**WHAT YOU SHOULD DO:**
Produce an exact copy of the lines below that run from the line containing "Reproduce this chart with matplotlib." to the line containing "label='Natrium (mg/l)')", inclusive; any picture is omitted.

**DATASET RECORDS:**

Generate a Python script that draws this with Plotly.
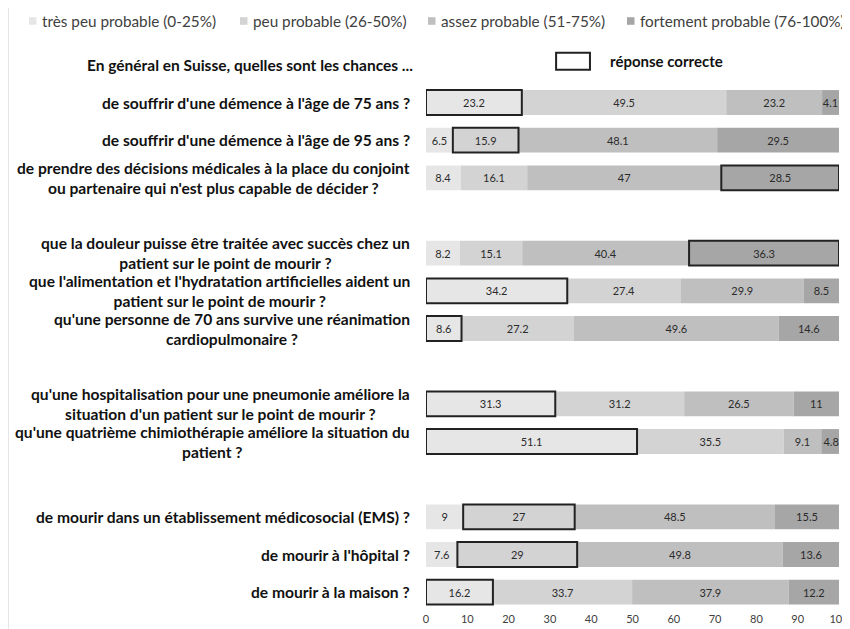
import plotly.graph_objects as go

categories = ["très peu probable (0-25%)", "peu probable (26-50%)",
              "assez probable (51-75%)", "fortement probable (76-100%)"]

questions = [
    "de souffrir d'une démence à l'âge de 75 ans ?",
    "de souffrir d'une démence à l'âge de 95 ans ?",
    "de prendre des décisions médicales à la place du conjoint<br>ou partenaire qui n'est plus capable de décider ?",
    "que la douleur puisse être traitée avec succès chez un<br>patient sur le point de mourir ?",
    "que l'alimentation et l'hydratation artificielles aident un<br>patient sur le point de mourir ?",
    "qu'une personne de 70 ans survive une réanimation<br>cardiopulmonaire ?",
    "qu'une hospitalisation pour une pneumonie améliore la<br>situation d'un patient sur le point de mourir ?",
    "qu'une quatrième chimiothérapie améliore la situation du<br>patient ?",
    "de mourir dans un établissement médicosocial (EMS) ?",
    "de mourir à l'hôpital ?",
    "de mourir à la maison ?",
]
group_sizes = [3, 3, 2, 3]

tres_peu = [23.2, 6.5, 8.4, 8.2, 34.2, 8.6, 31.3, 51.1, 9, 7.6, 16.2]
peu = [49.5, 15.9, 16.1, 15.1, 27.4, 27.2, 31.2, 35.5, 27, 29, 33.7]
assez = [23.2, 48.1, 47, 40.4, 29.9, 49.6, 26.5, 9.1, 48.5, 49.8, 37.9]
fortement = [4.1, 29.5, 28.5, 36.3, 8.5, 14.6, 11, 4.8, 15.5, 13.6, 12.2]
correct_index = [0, 1, 3, 3, 0, 0, 0, 0, 1, 1, 0]

header = "En général en Suisse, quelles sont les chances ..."
correct_label = "réponse correcte"
x_ticks = [0, 10, 20, 30, 40, 50, 60, 70, 80, 90, 100]

colors = ["#e6e6e6", "#d3d3d3", "#bfbfbf", "#a6a6a6"]
FONT = "Lato"

# the page adds an 8 px body margin, so the figure is drawn 8 px smaller
OFF = 8
W, H = 850 - OFF, 629 - OFF
ML, MR, MT, MB = 426 - OFF, 11, 46 - OFF, 18
PW, PH = W - ML - MR, H - MT - MB


def px2x(px):
    return (px - OFF - ML) / PW


def px2y(py):
    return (H - MB - (py - OFF)) / PH


# row positions: one empty slot between groups, slot 0 holds the header
pos = []
p = 1
for g in group_sizes:
    for _ in range(g):
        pos.append(p)
        p += 1
    p += 1

series = [tres_peu, peu, assez, fortement]
bases = []
run = [0.0] * len(questions)
for s in series:
    bases.append(list(run))
    run = [r + v for r, v in zip(run, s)]

fig = go.Figure()
BW = 0.66
for name, s, b, c in zip(categories, series, bases, colors):
    fig.add_trace(go.Bar(
        y=pos, x=s, base=b, orientation="h", name=name, width=BW,
        marker=dict(color=c, line=dict(width=0)),
        text=[f"{v:g}" for v in s], textposition="inside",
        insidetextanchor="middle", textangle=0, constraintext="none",
        textfont=dict(family=FONT, size=11, color="#2b2b2b"),
        hoverinfo="skip", showlegend=False,
    ))

# outline of the correct answer segment
ox = [series[ci][i] for i, ci in enumerate(correct_index)]
ob = [bases[ci][i] for i, ci in enumerate(correct_index)]
fig.add_trace(go.Bar(
    y=pos, x=ox, base=ob, orientation="h", width=BW, showlegend=False,
    marker=dict(color="rgba(0,0,0,0)", line=dict(color="#222222", width=2)),
    hoverinfo="skip",
))

annotations = []
shapes = []
for q, yp in zip(questions, pos):
    annotations.append(dict(
        text=q, x=0, xref="paper", xshift=-14, xanchor="right",
        y=yp, yref="y", yanchor="middle", align="center", showarrow=False,
        font=dict(family=FONT, size=15.6, color="#111111", weight="bold"),
    ))
annotations.append(dict(
    text=header, x=0, xref="paper", xshift=-11, xanchor="right",
    y=0, yref="y", yanchor="middle", align="right", showarrow=False,
    font=dict(family=FONT, size=15.5, color="#111111", weight="bold"),
))
annotations.append(dict(
    text=correct_label, x=44, xref="x", xanchor="left",
    y=-0.1, yref="y", yanchor="middle", showarrow=False,
    font=dict(family=FONT, size=15, color="#111111", weight="bold"),
))
shapes.append(dict(type="rect", xref="x", yref="y", x0=31.5, x1=39.7, y0=-0.32, y1=0.13,
                   line=dict(color="#222222", width=2), fillcolor="rgba(0,0,0,0)"))

# legend row (swatches + labels)
legend_swatch_px = [29, 240, 428, 627]
legend_y_px = 21
for name, c, sx in zip(categories, colors, legend_swatch_px):
    shapes.append(dict(type="rect", xref="paper", yref="paper",
                       x0=px2x(sx), x1=px2x(sx + 7.5),
                       y0=px2y(legend_y_px + 3.8), y1=px2y(legend_y_px - 3.8),
                       line=dict(width=0), fillcolor=c))
    annotations.append(dict(
        text=name, x=px2x(sx + 11), xref="paper", xanchor="left",
        y=px2y(legend_y_px), yref="paper", yanchor="middle", showarrow=False,
        font=dict(family=FONT, size=15.3, color="#404040"),
    ))

# faint frame line on the left edge
shapes.append(dict(type="line", xref="paper", yref="paper", x0=px2x(8.5), x1=px2x(8.5),
                   y0=px2y(629), y1=px2y(8), line=dict(color="#e6e6e6", width=1)))

fig.update_layout(
    width=W, height=H,
    margin=dict(l=ML, r=MR, t=MT, b=MB, autoexpand=False),
    paper_bgcolor="white", plot_bgcolor="white",
    barmode="overlay",
    font=dict(family=FONT, color="#404040"),
    showlegend=False,
    xaxis=dict(range=[0, 100], tickvals=x_ticks, showgrid=False, zeroline=False,
               showline=False, ticks="", tickfont=dict(family=FONT, size=11, color="#404040")),
    yaxis=dict(range=[14.5, -0.5], showticklabels=False, showgrid=False,
               zeroline=False, showline=False, ticks=""),
    annotations=annotations,
    shapes=shapes,
)

fig.write_html("out.html")
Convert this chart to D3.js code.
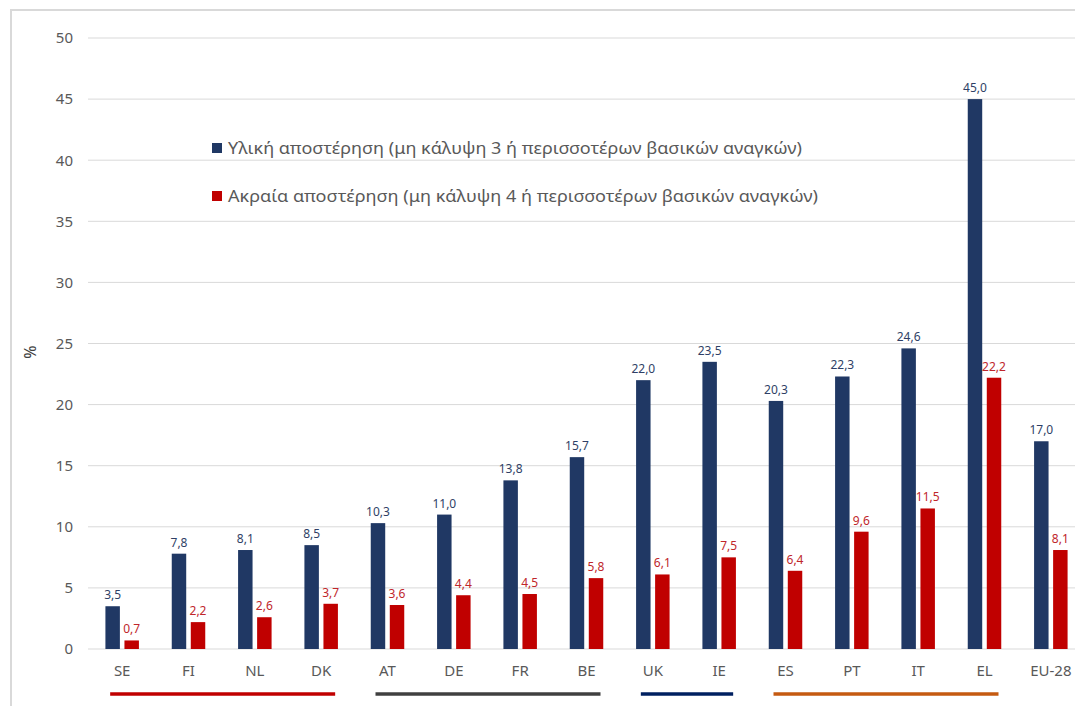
<!DOCTYPE html>
<html>
<head>
<meta charset="utf-8">
<script src="https://cdn.jsdelivr.net/npm/d3@7"></script>
<style>
  html, body { margin: 0; padding: 0; background: #fff; }
  svg { display: block; font-family: "Noto Sans", "Open Sans", sans-serif; }
</style>
</head>
<body>
<svg id="chart" width="1075" height="706"></svg>
<script>
const categories = ["SE", "FI", "NL", "DK", "AT", "DE", "FR", "BE", "UK", "IE", "ES", "PT", "IT", "EL", "EU-28"];
const materialDeprivation = [3.5, 7.8, 8.1, 8.5, 10.3, 11.0, 13.8, 15.7, 22.0, 23.5, 20.3, 22.3, 24.6, 45.0, 17.0];
const severeDeprivation = [0.7, 2.2, 2.6, 3.7, 3.6, 4.4, 4.5, 5.8, 6.1, 7.5, 6.4, 9.6, 11.5, 22.2, 8.1];
const seriesNames = [
  "Υλική αποστέρηση (μη κάλυψη 3 ή περισσοτέρων βασικών αναγκών)",
  "Ακραία αποστέρηση (μη κάλυψη 4 ή περισσοτέρων βασικών αναγκών)"
];
const yTicks = [0, 5, 10, 15, 20, 25, 30, 35, 40, 45, 50];
const groupStarts = ["SE", "AT", "UK", "ES"];
const groupEnds = ["DK", "BE", "IE", "EL"];
const groupColors = ["#c00000", "#404040", "#002060", "#c55a11"];

const barColors = ["#203864", "#c00000"];
const labelColors = ["#2f3f66", "#c0262b"];

const svg = d3.select("#chart");

// frame
svg.append("path")
  .attr("d", "M11,706 L11,10 L1075,10")
  .attr("fill", "none").attr("stroke", "#d9d9d9").attr("stroke-width", 2);

const x = d3.scaleBand().domain(categories).range([89, 1084])
  .paddingInner(0.495).paddingOuter(0.2475);
const x1 = d3.scaleBand().domain([0, 1]).range([0, x.bandwidth()]).paddingInner(0.24);
const y = d3.scaleLinear().domain([0, 50]).range([649, 38]);

// gridlines
svg.append("g").selectAll("line").data(yTicks).join("line")
  .attr("x1", 88).attr("x2", 1084)
  .attr("y1", d => y(d)).attr("y2", d => y(d))
  .attr("stroke", "#d9d9d9").attr("stroke-width", 1);

// y axis labels
const yAxis = d3.axisLeft(y).tickValues(yTicks).tickSize(0).tickPadding(0);
const yg = svg.append("g").attr("transform", "translate(73,0)").call(yAxis);
yg.select(".domain").remove();
yg.selectAll("text").attr("font-size", 15).attr("fill", "#595959")
  .attr("font-family", "Noto Sans, sans-serif");

// y title
svg.append("text").attr("transform", `translate(36,${352}) rotate(-90)`)
  .attr("text-anchor", "middle").attr("font-size", 16).attr("fill", "#404040").text("%");

// x axis labels
const xAxis = d3.axisBottom(x).tickSize(0).tickPadding(0);
const xg = svg.append("g").attr("transform", "translate(0,665)").call(xAxis);
xg.select(".domain").remove();
xg.selectAll("text").attr("font-size", 15).attr("fill", "#595959")
  .attr("font-family", "Noto Sans, sans-serif").attr("dy", "0.71em");

const fmt = v => d3.format(".1f")(v).replace(".", ",");

const rows = categories.map((c, i) => ({ c, vals: [materialDeprivation[i], severeDeprivation[i]] }));

const grp = svg.append("g").selectAll("g").data(rows).join("g")
  .attr("transform", d => `translate(${x(d.c)},0)`);

grp.selectAll("rect").data(d => d.vals.map((v, k) => ({ v, k }))).join("rect")
  .attr("x", d => x1(d.k)).attr("width", x1.bandwidth())
  .attr("y", d => y(d.v)).attr("height", d => y(0) - y(d.v))
  .attr("fill", d => barColors[d.k]);

grp.selectAll("text").data(d => d.vals.map((v, k) => ({ v, k }))).join("text")
  .attr("x", d => x1(d.k) + x1.bandwidth() / 2)
  .attr("y", d => y(d.v) - 7)
  .attr("text-anchor", "middle").attr("font-size", 12)
  .attr("fill", d => labelColors[d.k]).text(d => fmt(d.v));

// group underlines
svg.append("g").selectAll("line").data(groupStarts).join("line")
  .attr("x1", (d, i) => x(d) + x.bandwidth() / 2 - 12)
  .attr("x2", (d, i) => x(groupEnds[i]) + x.bandwidth() / 2 + 14)
  .attr("y1", 694).attr("y2", 694)
  .attr("stroke", (d, i) => groupColors[i]).attr("stroke-width", 3.5);

// legend
const legendY = [148, 196];
const targetW = [574, 590];
const lg = svg.append("g").selectAll("g").data(seriesNames).join("g");
lg.append("rect").attr("x", 212).attr("y", (d, i) => legendY[i] - 5)
  .attr("width", 10).attr("height", 10).attr("fill", (d, i) => barColors[i]);
lg.append("text").attr("x", 228).attr("y", (d, i) => legendY[i])
  .attr("dy", "0.35em").attr("font-size", 15).attr("fill", "#595959")
  .text(d => d)
  .each(function(d, i) {
    const w = this.getComputedTextLength();
    const fs = Math.max(13, Math.min(17, 15 * targetW[i] / w));
    d3.select(this).attr("font-size", fs);
    const w2 = this.getComputedTextLength();
    if (Math.abs(w2 - targetW[i]) > 4) {
      d3.select(this).attr("textLength", targetW[i]).attr("lengthAdjust", "spacingAndGlyphs");
    }
  });
</script>
</body>
</html>
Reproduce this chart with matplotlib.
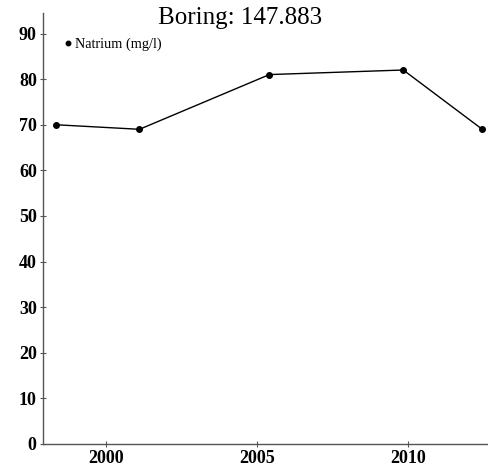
import numpy as np
import matplotlib.pyplot as plt

years = [1998.32, 2001.1, 2005.41, 2009.85, 2012.47]
natrium = [70, 69, 81, 82, 69]
xticks = [2000, 2005, 2010]
yticks = np.arange(0, 100, 10)

plt.rcParams['font.family'] = ['Liberation Serif', 'DejaVu Serif']

fig = plt.figure(figsize=(4.88, 4.68), dpi=100)
ax = fig.add_axes([43/488, 24/468, 445/488, 431/468])

ax.plot(years, natrium, color='black', linewidth=1.0, marker='o', markersize=4,
        label='Natrium (mg/l)')

ax.set_xlim(1997.9, 2012.66)
ax.set_ylim(0, 94.5)
ax.set_xticks(xticks)
ax.set_yticks(yticks)
for lab in ax.get_xticklabels() + ax.get_yticklabels():
    lab.set_fontweight('bold')
ax.tick_params(axis='both', direction='inout', length=5, width=0.8, color='#555555', labelsize=13)
ax.tick_params(axis='y', pad=2)
ax.tick_params(axis='x', pad=2)

for side in ['top', 'right']:
    ax.spines[side].set_visible(False)
for side in ['left', 'bottom']:
    ax.spines[side].set_color('#555555')
    ax.spines[side].set_linewidth(1.0)

ax.legend(loc='center left', bbox_to_anchor=(68/488, 1 - 44/468), bbox_transform=fig.transFigure,
          frameon=False, fontsize=10.3, handlelength=0, handletextpad=0.5, markerscale=0.8,
          borderpad=0, borderaxespad=0)

fig.text(240/488, 1 - 18/468, 'Boring: 147.883', ha='center', va='center', fontsize=18)

fig.savefig('out.png', dpi=100)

**OUTPUT FOR THIS EXERCISE:**
Reproduce this chart with matplotlib.
import numpy as np
import matplotlib.pyplot as plt

years = [1998.32, 2001.1, 2005.41, 2009.85, 2012.47]
natrium = [70, 69, 81, 82, 69]
xticks = [2000, 2005, 2010]
yticks = np.arange(0, 100, 10)

plt.rcParams['font.family'] = ['Liberation Serif', 'DejaVu Serif']

fig = plt.figure(figsize=(4.88, 4.68), dpi=100)
ax = fig.add_axes([43/488, 24/468, 445/488, 431/468])

ax.plot(years, natrium, color='black', linewidth=1.0, marker='o', markersize=4,
        label='Natrium (mg/l)')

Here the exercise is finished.